» **What you should do**: Give the data below again exactly as written, without its pictures.

» **Provided material**:
# # # #

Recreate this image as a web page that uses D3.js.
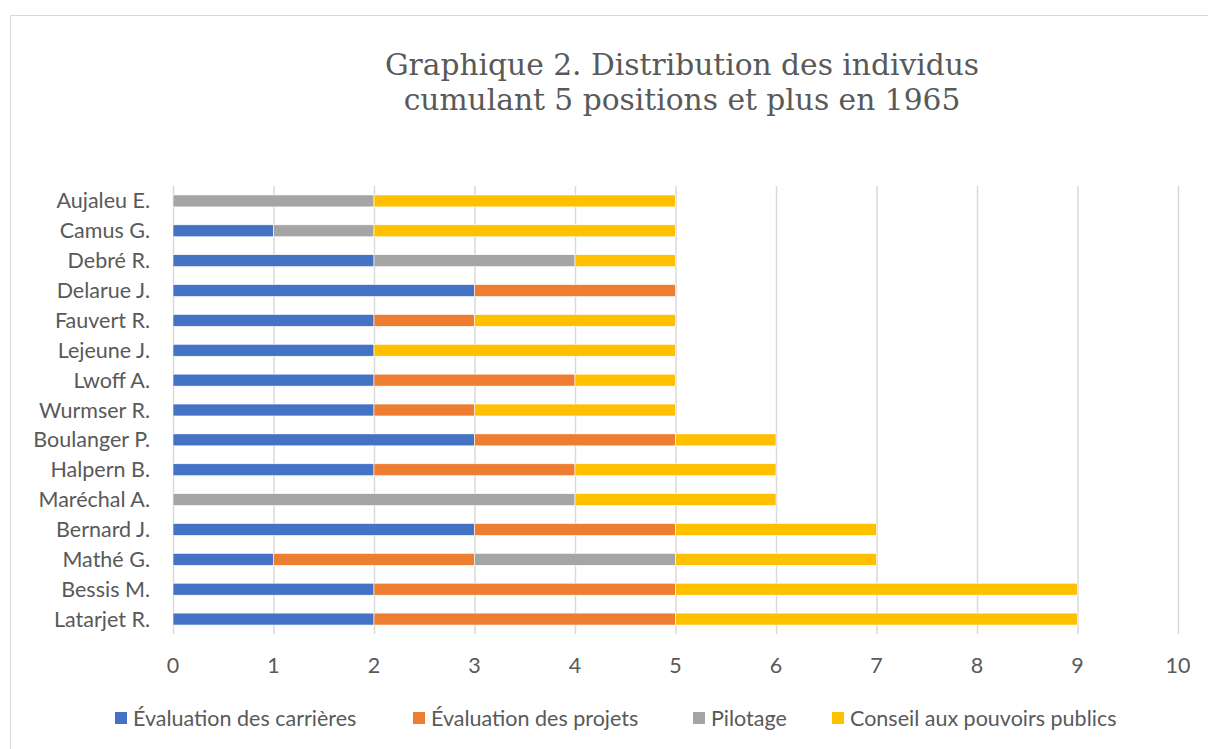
<!DOCTYPE html>
<html>
<head>
<meta charset="utf-8">
<script src="https://cdn.jsdelivr.net/npm/d3@7"></script>
<style>
  body { margin: 0; background: #fff; }
  svg text { fill: #595959; }
</style>
</head>
<body>
<svg id="chart" width="1208" height="749"></svg>
<script>
// noms, du haut vers le bas
const names = ["Aujaleu E.", "Camus G.", "Debré R.", "Delarue J.", "Fauvert R.", "Lejeune J.",
  "Lwoff A.", "Wurmser R.", "Boulanger P.", "Halpern B.", "Maréchal A.", "Bernard J.",
  "Mathé G.", "Bessis M.", "Latarjet R."]
const seriesNames = ["Évaluation des carrières", "Évaluation des projets", "Pilotage", "Conseil aux pouvoirs publics"]
const carrieres = [0, 1, 2, 3, 2, 2, 2, 2, 3, 2, 0, 3, 1, 2, 2]
const projets   = [0, 0, 0, 2, 1, 0, 2, 1, 2, 2, 0, 2, 2, 3, 3]
const pilotage  = [2, 1, 2, 0, 0, 0, 0, 0, 0, 0, 4, 0, 2, 0, 0]
const conseil   = [3, 3, 1, 0, 2, 3, 1, 2, 1, 2, 2, 2, 2, 4, 4]
const xTicks = [0, 1, 2, 3, 4, 5, 6, 7, 8, 9, 10]
const colors = ["#4472c4", "#ed7d31", "#a5a5a5", "#ffc000"]

const svg = d3.select("#chart")
const font = "Lato, 'Open Sans', sans-serif"
const fontSize = "21.5px"

// cadre
svg.append("rect")
  .attr("x", 10.5).attr("y", 15.5)
  .attr("width", 1220).attr("height", 760)
  .attr("fill", "none").attr("stroke", "#d9d9d9")

// titre
const title = svg.append("text")
  .attr("x", 682).attr("y", 75)
  .attr("text-anchor", "middle")
  .style("font-family", "'DejaVu Serif', serif")
  .style("font-size", "29.7px")
title.append("tspan").attr("x", 682).attr("dy", 0).text("Graphique 2. Distribution des individus")
title.append("tspan").attr("x", 682).attr("dy", 35).text("cumulant 5 positions et plus en 1965")

const x = d3.scaleLinear().domain([0, 10]).range([173, 1178])
const y = d3.scaleBand().domain(names).range([186, 634]).paddingInner(0.6).paddingOuter(0.3)

// grille
svg.append("g").selectAll("line").data(xTicks).join("line")
  .attr("x1", d => x(d) + 0.5).attr("x2", d => x(d) + 0.5)
  .attr("y1", 186).attr("y2", 634)
  .attr("stroke", "#d9d9d9").attr("stroke-width", 1.5)

// empilement
const table = names.map((n, i) => ({
  name: n,
  [seriesNames[0]]: carrieres[i],
  [seriesNames[1]]: projets[i],
  [seriesNames[2]]: pilotage[i],
  [seriesNames[3]]: conseil[i]
}))
const stacked = d3.stack().keys(seriesNames)(table)

svg.append("g").selectAll("g").data(stacked).join("g")
  .attr("fill", (d, i) => colors[i])
  .selectAll("rect").data(d => d.filter(s => s[1] > s[0])).join("rect")
  .attr("x", d => x(d[0]))
  .attr("width", d => x(d[1]) - x(d[0]))
  .attr("y", d => y(d.data.name))
  .attr("height", y.bandwidth())
  .attr("stroke", "#fff").attr("stroke-width", 0.6)

// étiquettes des noms
svg.append("g").selectAll("text").data(names).join("text")
  .attr("x", 150)
  .attr("y", d => y(d) + y.bandwidth() / 2)
  .attr("dy", "0.35em")
  .attr("text-anchor", "end")
  .style("font-family", font).style("font-size", fontSize)
  .text(d => d)

// axe x
svg.append("g").selectAll("text").data(xTicks).join("text")
  .attr("x", d => x(d))
  .attr("y", 665).attr("dy", "0.35em")
  .attr("text-anchor", "middle")
  .style("font-family", font).style("font-size", fontSize)
  .text(d => d)

// légende
const legendX = [115, 413, 693, 832]
const legend = svg.append("g").selectAll("g").data(seriesNames).join("g")
  .attr("transform", (d, i) => `translate(${legendX[i]},718)`)
legend.append("rect")
  .attr("x", 0).attr("y", -6).attr("width", 12).attr("height", 12)
  .attr("fill", (d, i) => colors[i])
legend.append("text")
  .attr("x", 18).attr("dy", "0.35em")
  .style("font-family", font).style("font-size", fontSize)
  .text(d => d)
</script>
</body>
</html>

# # # #

» **Answer to this task**:
Recreate this image as a web page that uses D3.js.
<!DOCTYPE html>
<html>
<head>
<meta charset="utf-8">
<script src="https://cdn.jsdelivr.net/npm/d3@7"></script>
<style>
  body { margin: 0; background: #fff; }
  svg text { fill: #595959; }
</style>
</head>
<body>
<svg id="chart" width="1208" height="749"></svg>
<script>
// noms, du haut vers le bas
const names = ["Aujaleu E.", "Camus G.", "Debré R.", "Delarue J.", "Fauvert R.", "Lejeune J.",
  "Lwoff A.", "Wurmser R.", "Boulanger P.", "Halpern B.", "Maréchal A.", "Bernard J.",
  "Mathé G.", "Bessis M.", "Latarjet R."]
const seriesNames = ["Évaluation des carrières", "Évaluation des projets", "Pilotage", "Conseil aux pouvoirs publics"]
const carrieres = [0, 1, 2, 3, 2, 2, 2, 2, 3, 2, 0, 3, 1, 2, 2]
const projets   = [0, 0, 0, 2, 1, 0, 2, 1, 2, 2, 0, 2, 2, 3, 3]
const pilotage  = [2, 1, 2, 0, 0, 0, 0, 0, 0, 0, 4, 0, 2, 0, 0]
const conseil   = [3, 3, 1, 0, 2, 3, 1, 2, 1, 2, 2, 2, 2, 4, 4]
const xTicks = [0, 1, 2, 3, 4, 5, 6, 7, 8, 9, 10]
const colors = ["#4472c4", "#ed7d31", "#a5a5a5", "#ffc000"]

const svg = d3.select("#chart")
const font = "Lato, 'Open Sans', sans-serif"
const fontSize = "21.5px"

// cadre
svg.append("rect")
  .attr("x", 10.5).attr("y", 15.5)
  .attr("width", 1220).attr("height", 760)
  .attr("fill", "none").attr("stroke", "#d9d9d9")

// titre
const title = svg.append("text")
  .attr("x", 682).attr("y", 75)
  .attr("text-anchor", "middle")
  .style("font-family", "'DejaVu Serif', serif")
  .style("font-size", "29.7px")
title.append("tspan").attr("x", 682).attr("dy", 0).text("Graphique 2. Distribution des individus")
title.append("tspan").attr("x", 682).attr("dy", 35).text("cumulant 5 positions et plus en 1965")

const x = d3.scaleLinear().domain([0, 10]).range([173, 1178])
const y = d3.scaleBand().domain(names).range([186, 634]).paddingInner(0.6).paddingOuter(0.3)

// grille
svg.append("g").selectAll("line").data(xTicks).join("line")
  .attr("x1", d => x(d) + 0.5).attr("x2", d => x(d) + 0.5)
  .attr("y1", 186).attr("y2", 634)
  .attr("stroke", "#d9d9d9").attr("stroke-width", 1.5)

// empilement
const table = names.map((n, i) => ({
  name: n,
  [seriesNames[0]]: carrieres[i],
  [seriesNames[1]]: projets[i],
  [seriesNames[2]]: pilotage[i],
  [seriesNames[3]]: conseil[i]
}))
const stacked = d3.stack().keys(seriesNames)(table)

svg.append("g").selectAll("g").data(stacked).join("g")
  .attr("fill", (d, i) => colors[i])
  .selectAll("rect").data(d => d.filter(s => s[1] > s[0])).join("rect")
  .attr("x", d => x(d[0]))
  .attr("width", d => x(d[1]) - x(d[0]))
  .attr("y", d => y(d.data.name))
  .attr("height", y.bandwidth())
  .attr("stroke", "#fff").attr("stroke-width", 0.6)

// étiquettes des noms
svg.append("g").selectAll("text").data(names).join("text")
  .attr("x", 150)
  .attr("y", d => y(d) + y.bandwidth() / 2)
  .attr("dy", "0.35em")
  .attr("text-anchor", "end")
  .style("font-family", font).style("font-size", fontSize)
  .text(d => d)

// axe x
svg.append("g").selectAll("text").data(xTicks).join("text")
  .attr("x", d => x(d))
  .attr("y", 665).attr("dy", "0.35em")
  .attr("text-anchor", "middle")
  .style("font-family", font).style("font-size", fontSize)
  .text(d => d)

// légende
const legendX = [115, 413, 693, 832]
const legend = svg.append("g").selectAll("g").data(seriesNames).join("g")
  .attr("transform", (d, i) => `translate(${legendX[i]},718)`)
legend.append("rect")
  .attr("x", 0).attr("y", -6).attr("width", 12).attr("height", 12)
  .attr("fill", (d, i) => colors[i])
legend.append("text")
  .attr("x", 18).attr("dy", "0.35em")
  .style("font-family", font).style("font-size", fontSize)
  .text(d => d)
</script>
</body>
</html>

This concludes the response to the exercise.